Explainer | The secret to pain-free knees this running season: avoid high-impact sports, work on quad strength and always warm up thoroughly, doctors say
- The knee joint is complex and prone to injury, but running keeps it healthy and lowers the risk of osteoarthritis; marathon training can even repair some damage
- Doctors say losing excess weight, doing quadriceps-strengthening exercises and warming up well before every run will help keep your knees pain-free
As the running season gets going again in subtropical Asia after a pandemic-induced hiatus – the Hong Kong Standard Chartered Marathon and Moontrekker events are back in October, though with a smaller field for the first, and in a virtual format for the second – it’s time to resolve a common misconception: that pounding the roads and trails is bad for the knees.

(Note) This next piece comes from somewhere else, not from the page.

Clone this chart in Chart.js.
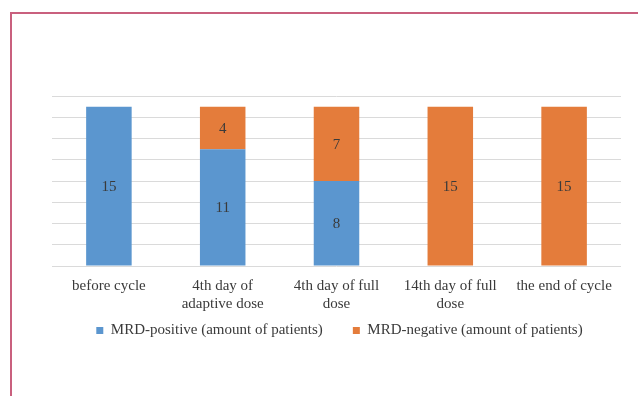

Of the 360 joints in the human body, the knee is the largest and the most complex. Our knees allow for efficient walking and enable us to lift and lower our body. They help keep us upright while bearing much of our body weight.
The joint’s components include bones, muscles, cartilage, ligaments and tendons. The four major bones involved are the thigh bone (femur), the shin bones (tibia and fibula) and kneecap (patella).
The kneecap is lined by the body’s thickest layer of cartilage, and is also our biggest “sesamoid” bone, meaning it is not attached to another bone by a true joint.
It is also unusual in that we are not born with kneecaps. From birth, it takes about three years for them to fully develop. Like our fingerprints, everyone’s kneecaps are unique.